Si un travailleur demande l’inscription auprès de la Sécurité sociale des salariés, les agents de cet organisme demandent au travailleur de se procurer la signature de l’employeur. Ici, au Pakistan, les industriels ne sont pas prêts à payer un seul centime et ils refusent de signer la demande des travailleurs. De ce fait, des millions de travailleurs au Pakistan n’ont pas pu s’inscrire au régime de sécurité sociale et le gouvernement ne prête aucune attention à ce problème. Selon les règles, il n’est pas du devoir des employés d’obtenir la signature de leurs employeurs sur le formulaire de demande de la carte de sécurité sociale ou de la carte de prestations de vieillesse. Il y a des milliers de travailleurs dans les briqueteries qui n’ont pas été enregistrés auprès des organismes de sécurité sociale et des prestations de vieillesse. Ainsi, ils n’ont aucun droit aux prestations de sécurité sociale ou de vieillesse.

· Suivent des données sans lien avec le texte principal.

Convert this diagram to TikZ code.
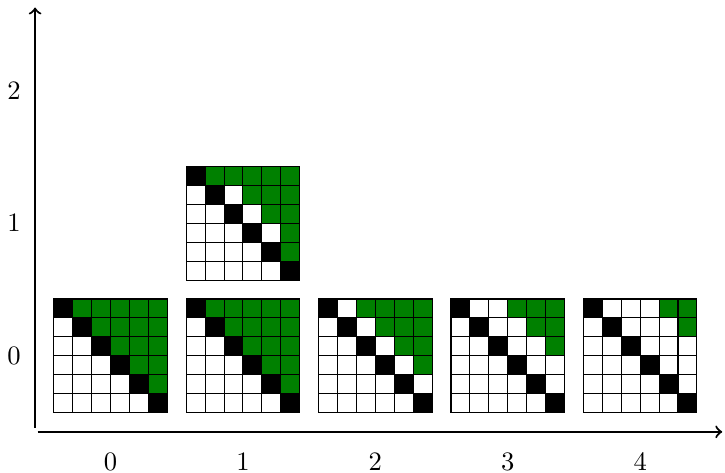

Notre organisation vous prie de charger la Commission d’experts pour l’application des conventions et des recommandations de l’OIT d’examiner la situation que nous venons de décrire. Elle vous prie par ailleurs d’inclure un membre de notre organisation dans la commission qui sera chargée de l’examen de cette plainte.
Vous remerciant d’avance de votre compréhension et de l’accueil favorable que vous accorderez à notre demande, nous vous prions d’agréer nos meilleures salutations.